During this 12-year period, I’ve had to continue living at home to support the business. Now, it’s 2009, and I have a good part time job at UPS, six years vested, that has great benefits. I just bought a Harley and a nice used vehicle, for gas mileage and ease of maintenance, nothing fancy. I’m hoping to make enough money from the business to move out. Meanwhile, I work from 3:00 a.m. to 9:00 a.m. for UPS, then spend the rest of the day at the business, and usually get home around 7:00 p.m. — yes, very long days. My parents, within the past couple of years, have both had heart attacks, although nothing requiring around the clock care, and I have been helping to care for them, helping perform the household chores so they could manage easier, and of course I take care of the landscaping and maintenance.
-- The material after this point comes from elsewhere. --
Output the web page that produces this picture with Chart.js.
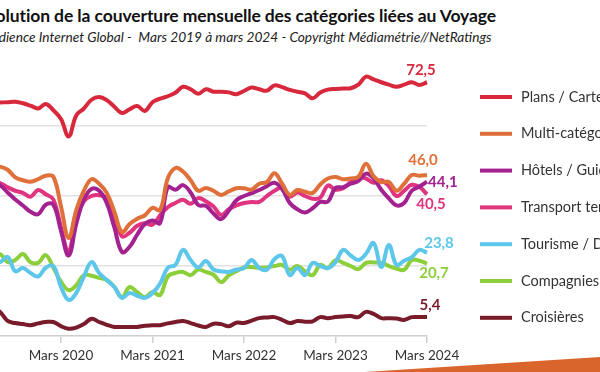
<!DOCTYPE html>
<html>
<head>
<meta charset="utf-8">
<script src="https://cdn.jsdelivr.net/npm/chart.js@4"></script>
<style>
  body { margin: 0; width: 600px; height: 372px; overflow: hidden; position: relative; background: #fff; font-family: Lato, sans-serif; }
  #title { position: absolute; left: -23px; top: 5px; font-size: 17.5px; font-weight: bold; color: #111; white-space: nowrap; letter-spacing: -0.1px; }
  #subtitle { position: absolute; left: -17px; top: 28px; font-size: 13.7px; font-style: italic; color: #222; white-space: nowrap; }
  #chart { position: absolute; left: -70px; top: 0; }
  #swoosh { position: absolute; left: 0; top: 0; width: 600px; height: 372px; background: #d9652c; clip-path: polygon(365px 372px, 600px 357px, 600px 372px); }
</style>
</head>
<body>
<div id="title">Évolution de la couverture mensuelle des catégories liées au Voyage</div>
<div id="subtitle">Audience Internet Global -&nbsp; Mars 2019 à mars 2024 - Copyright Médiamétrie//NetRatings</div>
<canvas id="chart" width="780" height="372"></canvas>
<div id="swoosh"></div>
<script>
// mois de mars 2019 à mars 2024
const monthNames = ['Mars', 'Avr.', 'Mai', 'Juin', 'Juil.', 'Août', 'Sept.', 'Oct.', 'Nov.', 'Déc.', 'Janv.', 'Févr.'];
const labels = [];
for (let i = 0; i <= 60; i++) {
  const year = 2019 + Math.floor((i + 2) / 12);
  labels.push(monthNames[i % 12] + ' ' + year);
}

const seriesNames = ['Plans / Cartes', 'Multi-catégories Voyage', 'Hôtels / Guides', 'Transport terrestre',
  'Tourisme / Destinations', 'Compagnies aériennes', 'Croisières'];

const plans = [
  66.5, 67.0, 66.8, 66.6, 66.7, 66.8, 66.9, 66.5, 65.8, 65.0, 66.3, 64.5,
  62.0, 57.0, 63.0, 65.0, 67.5, 68.3, 67.4, 65.5, 63.7, 64.8, 65.7, 64.3,
  66.8, 67.8, 68.5, 69.5, 71.2, 70.5, 69.2, 70.5, 69.8, 69.8, 69.6, 69.1,
  70.0, 71.0, 70.5, 70.1, 71.6, 71.1, 70.3, 69.8, 69.3, 67.9, 69.6, 70.4,
  70.6, 70.7, 70.8, 71.8, 74.1, 73.3, 72.5, 71.8, 71.2, 71.8, 72.5, 71.7,
  72.5];
const multi = [
  47.0, 47.5, 48.0, 48.5, 48.4, 47.5, 45.3, 44.5, 44.1, 44.8, 45.8, 45.5,
  37.0, 28.0, 36.0, 41.5, 44.8, 43.5, 40.9, 35.5, 29.7, 32.0, 33.5, 34.5,
  36.6, 36.0, 45.0, 48.0, 47.0, 44.5, 41.5, 42.3, 41.5, 40.3, 41.3, 42.2,
  42.2, 41.8, 43.5, 44.0, 46.5, 43.5, 40.3, 41.7, 41.2, 40.9, 43.3, 45.0,
  45.4, 44.8, 45.0, 45.5, 49.2, 45.6, 44.0, 44.0, 41.5, 43.5, 46.0, 45.8,
  46.0];
const hotels = [
  44.0, 44.5, 44.0, 43.5, 43.1, 41.0, 39.0, 37.3, 35.5, 34.8, 37.5, 37.5,
  30.0, 23.0, 32.0, 39.0, 42.0, 41.5, 38.0, 31.0, 24.0, 25.5, 29.0, 32.0,
  33.0, 32.3, 42.5, 41.8, 43.1, 41.0, 37.4, 37.2, 35.0, 33.4, 35.8, 38.8,
  40.0, 40.8, 41.7, 42.8, 43.8, 42.0, 38.0, 36.2, 35.3, 36.5, 38.3, 38.4,
  42.3, 42.5, 43.5, 44.3, 46.4, 45.0, 41.8, 39.3, 37.3, 38.0, 41.5, 42.7,
  44.1];
const transport = [
  43.0, 43.5, 44.0, 44.0, 43.7, 42.5, 41.5, 40.9, 39.8, 41.7, 40.5, 39.0,
  31.0, 24.0, 34.0, 38.5, 40.0, 40.2, 39.4, 34.0, 28.5, 29.5, 31.5, 32.2,
  31.8, 34.5, 36.8, 38.0, 38.9, 37.8, 39.4, 38.5, 37.0, 34.6, 36.2, 37.3,
  38.0, 38.3, 38.3, 40.0, 41.5, 42.3, 39.8, 41.0, 40.0, 39.2, 39.5, 43.0,
  41.8, 42.2, 44.0, 45.3, 45.0, 43.8, 44.5, 42.8, 40.0, 41.5, 43.2, 42.6,
  40.5];
const tourisme = [
  22.0, 21.5, 22.0, 21.5, 21.1, 22.6, 18.5, 19.4, 18.0, 17.0, 19.5, 20.0,
  14.0, 10.3, 12.3, 17.0, 21.1, 18.0, 16.0, 14.0, 10.9, 12.3, 11.5, 10.9,
  12.3, 15.0, 19.5, 20.3, 24.6, 21.7, 19.6, 21.4, 19.0, 18.5, 18.3, 19.0,
  19.4, 21.7, 19.4, 18.9, 22.0, 22.8, 17.4, 19.4, 17.4, 20.9, 20.0, 19.4,
  21.1, 24.6, 23.0, 21.7, 23.5, 26.6, 19.7, 26.0, 20.3, 21.5, 22.5, 24.6,
  23.8];
const compagnies = [
  22.0, 22.5, 23.0, 22.5, 23.4, 21.1, 21.7, 23.4, 21.1, 20.9, 23.1, 19.5,
  15.5, 13.1, 14.5, 17.4, 17.2, 16.6, 16.0, 14.0, 11.1, 14.0, 12.5, 11.1,
  12.6, 11.7, 17.0, 18.0, 18.3, 17.4, 19.0, 18.3, 17.5, 15.4, 17.3, 18.5,
  19.6, 19.7, 19.5, 19.6, 20.0, 20.3, 18.9, 20.0, 18.5, 17.4, 20.3, 19.4,
  21.7, 20.9, 20.0, 19.1, 20.9, 21.0, 20.9, 20.0, 19.3, 18.9, 21.7, 21.5,
  20.7];
const croisieres = [
  8.0, 8.5, 8.5, 8.3, 6.9, 4.3, 3.7, 3.4, 3.1, 3.6, 4.0, 4.0,
  2.8, 2.1, 2.4, 3.4, 4.9, 4.0, 3.2, 2.6, 2.6, 2.6, 2.6, 2.9,
  3.1, 3.1, 3.6, 4.0, 4.3, 3.7, 3.0, 2.6, 3.5, 3.4, 2.8, 3.8,
  3.7, 4.4, 5.1, 5.3, 5.4, 4.6, 3.7, 4.3, 4.1, 4.2, 5.4, 5.1,
  5.4, 5.6, 5.7, 5.4, 6.9, 6.3, 5.1, 5.1, 5.0, 4.6, 5.4, 5.4,
  5.4];

const allSeries = [plans, multi, hotels, transport, tourisme, compagnies, croisieres];
const colors = ['#d7283c', '#e0703a', '#a3228f', '#e0347f', '#5cc7ea', '#8ccf3b', '#7a1b2b'];
// position of the end-value label relative to the last point: [dx, dy, align]
const endLabelPos = [[-6, -12, 'center'], [-4, -15, 'center'], [1, 1, 'left'], [4, 10, 'center'],
  [12, -10, 'center'], [7, 10, 'center'], [3, -12, 'center']];

const endLabels = {
  id: 'endLabels',
  afterDatasetsDraw(chart) {
    const ctx = chart.ctx;
    ctx.save();
    ctx.font = 'bold 15px Lato';
    ctx.textBaseline = 'middle';
    chart.data.datasets.forEach((ds, i) => {
      const pt = chart.getDatasetMeta(i).data[ds.data.length - 1];
      const [dx, dy, align] = endLabelPos[i];
      ctx.fillStyle = colors[i];
      ctx.textAlign = align;
      ctx.fillText(ds.data[ds.data.length - 1].toFixed(1).replace('.', ','), pt.x + dx, pt.y + dy);
    });
    ctx.restore();
  }
};

const sideLegend = {
  id: 'sideLegend',
  afterDraw(chart) {
    const ctx = chart.ctx;
    const x0 = chart.chartArea.right + 53;
    ctx.save();
    ctx.font = '14.5px Lato';
    ctx.textBaseline = 'middle';
    chart.data.datasets.forEach((ds, i) => {
      const y = chart.chartArea.top + 41 + i * 36.8;
      ctx.strokeStyle = colors[i];
      ctx.lineWidth = 4;
      ctx.beginPath();
      ctx.moveTo(x0, y);
      ctx.lineTo(x0 + 32, y);
      ctx.stroke();
      ctx.fillStyle = '#333';
      ctx.fillText(ds.label, x0 + 41, y);
    });
    ctx.restore();
  }
};

new Chart(document.getElementById('chart'), {
  type: 'line',
  data: {
    labels,
    datasets: allSeries.map((data, i) => ({
      label: seriesNames[i],
      data,
      borderColor: colors[i],
      borderWidth: 4,
      pointRadius: 0,
      tension: 0.4,
      fill: false
    }))
  },
  options: {
    responsive: false,
    animation: false,
    layout: { padding: { top: 56, left: 39.5, right: 283, bottom: 0 } },
    plugins: { legend: { display: false }, tooltip: { enabled: false } },
    scales: {
      x: {
        offset: false,
        afterFit: s => { s.height = 36; },
        border: { display: true, color: '#cfcfcf', width: 1.5 },
        grid: {
          drawOnChartArea: false,
          tickLength: 7,
          color: c => (c.index % 12 === 0 ? '#cfcfcf' : 'rgba(0,0,0,0)'),
          lineWidth: 1.5
        },
        ticks: {
          autoSkip: false,
          maxRotation: 0,
          padding: 5,
          color: '#333',
          font: { family: 'Lato', size: 13.5 },
          // the first year sits outside the visible crop
          callback: (v, i) => (i > 0 && i % 12 === 0 ? labels[i] : '')
        }
      },
      y: {
        min: 0,
        max: 80,
        afterFit: s => { s.width = 0; },
        border: { display: false },
        ticks: { display: false, stepSize: 20 },
        grid: {
          drawTicks: false,
          color: c => (c.tick.value > 0 && c.tick.value < 80 ? '#e2e2e2' : 'rgba(0,0,0,0)'),
          lineWidth: 1.5
        }
      }
    }
  },
  plugins: [endLabels, sideLegend]
});
</script>
</body>
</html>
I also contribute some money towards household bills.
I really enjoy what I do, and see a good future for myself as long as I hang in there. Things are starting to get better for me now. My question is, how can I frame my situation so I’m not labeled as a mama’s boy or someone who can’t make it in the world on his own?
Here’s my response to him:
Women see you as you see yourself. If living at home is not a problem for you, then it will not be a problem for them. In your mind, you have developed an irrational, limiting belief that your living situation takes away from who you are. You therefore can’t help but react in an inappropriate manner with a woman once the topic comes up. When a woman feels weakness in a man, she backs away, as this makes her feel wishy-washy inside. She feels that there may be a reason not to trust his masculine core. As long as this does not make you come unglued, you pass the test and she comes back. Women want a man that totally accepts her and has totally accepted himself. You must accept that, where you are is simply where you are. It’s okay to be living with your parents. As a matter of fact, you should look at it as a positive and a reflection of how important family is to you. How would I frame it if I were you? Maybe, you are being smart with your money. Maybe you love your parents, and since you work a lot between UPS and building your own company, this enables you to help your parents out and have as much capital available to pump into growing your business. Your goal, I would think, is to leave UPS and have your business support you. It sounds like you are getting closer to that.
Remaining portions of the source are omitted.